The UK Visa Connection (Critical)
The IELTS digital shift coincides with brutal UK visa changes:
- Visa Brake: Student visas banned for Afghan, Cameroonian, Myanmar, and Sudan nationals from March 26, 2026
- B2 Settlement Requirement: From March 26, 2027, Indefinite Leave to Remain requires B2 English (up from B1)
- 18-Month Graduate Visa: Post-study work rights reduced from 24 months
- Fee Increases: Student visas rising to £558 from April 8, 2026
The strategic implication: You cannot afford to retake IELTS multiple times. The One Skill Retake option becomes essential for hitting B2 (IELTS 5.5-6.5) efficiently before these deadlines.
How The Language Fair Prepares You for Digital IELTS
While other schools still distribute paper practice tests, The Language Fair has operated computer-delivered IELTS preparation since 2020. Our advantages:
1. Mock Testing on Actual Interfaces
We use British Council and IDP official computer platforms—not PDF simulations. You practice on the exact interface you’ll see on test day.
2. OSR Strategy Sessions
We teach targeted retake strategy: If you miss Writing Band 6.0 by 0.5, we analyze your specific error patterns (task response vs. lexical resource) and rebuild that single skill within 60 days.
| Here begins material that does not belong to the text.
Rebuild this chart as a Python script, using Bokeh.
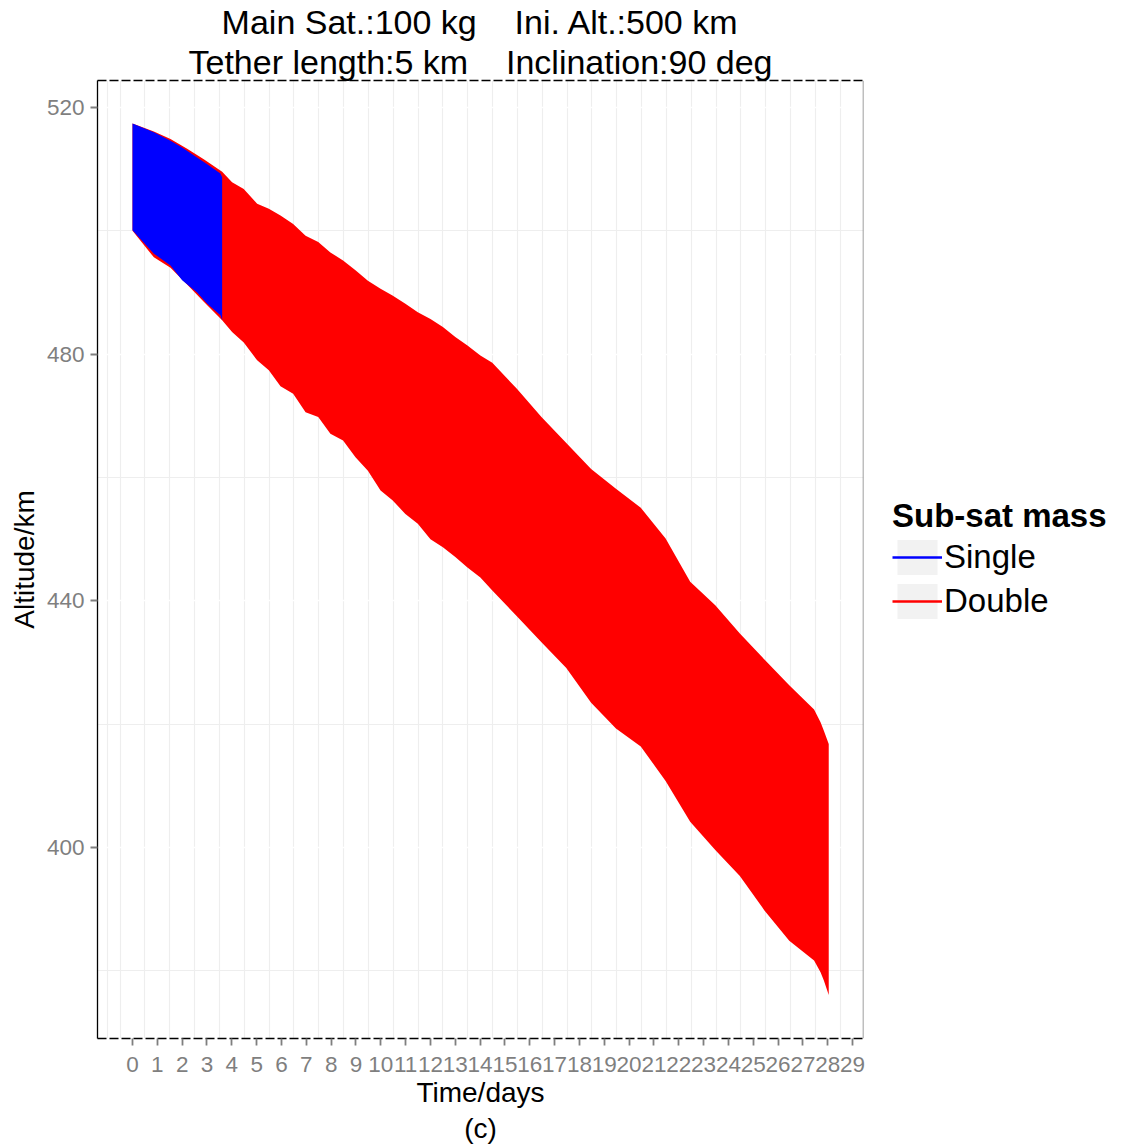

3. Digital Stamina Training
Computer-based testing requires screen endurance. Our 3-hour simulated exams build the mental fatigue resistance that paper-trained students lack.
4. Accent Diversity Modules
The new Listening tests include “non-native but fluent accents” (European, Indian, East Asian speakers). Our audio materials reflect this global English reality, not just BBC Received Pronunciation.
Paper vs. Computer: The Decision Matrix
| Factor | Paper-Based (Dead) | Computer-Delivered (Standard) |
| Results | 13 days | 3-5 days |
| One Skill Retake | Not available | Available |
| Writing | Handwritten (black pen only) | Typed (word count visible) |
| Speaking | Face-to-face | Video Call Speaking |
| Editing | Cross-outs, messy | Cut/paste, clean revisions |
Conclusion: Adapt to Digital or Retake Indefinitely
The March 18, 2026 announcement isn’t a suggestion—it’s a death sentence for paper-based preparation. The One Skill Retake is digital-only. UK universities are tightening CAS timelines. And visa rules are becoming more restrictive by the month.
Don’t practice for a test that no longer exists.
Enroll in The Language Fair’s Computer-Delivered IELTS Preparation and master the digital format that determines your UK future.
FAQs:
Q: Can I still take paper-based IELTS after March 2026?
A: Only during the phased transition. IELTS announced the shift to “fully computer-delivered” will happen “on a market-by-market basis over the coming months”. Some centers may offer paper tests temporarily, but computer-delivered is now the default. Given the advantages (faster results, One Skill Retake), there’s no strategic reason to choose paper.
Q: How does the One Skill Retake work practically?
A: If you take the computer-delivered test and score 6.5 in Listening, Reading, Speaking but 5.5 in Writing, you can retake only Writing within 60 days. You pay a reduced fee (approximately 30% of full test cost) and receive new results in 3-5 days. This is only available for computer-delivered tests—paper test takers must retake all four sections.
Q: Will UK universities accept computer-delivered IELTS for 2026 intakes?
A: Yes. UKVI (UK Visas and Immigration) accepts computer-delivered IELTS for Student visa applications, and all UK universities recognize the format. In fact, the faster results (3-5 days vs. 13 days) make computer-delivered IELTS preferable for tight CAS deadlines, especially with the April 8, 2026 fee increases approaching.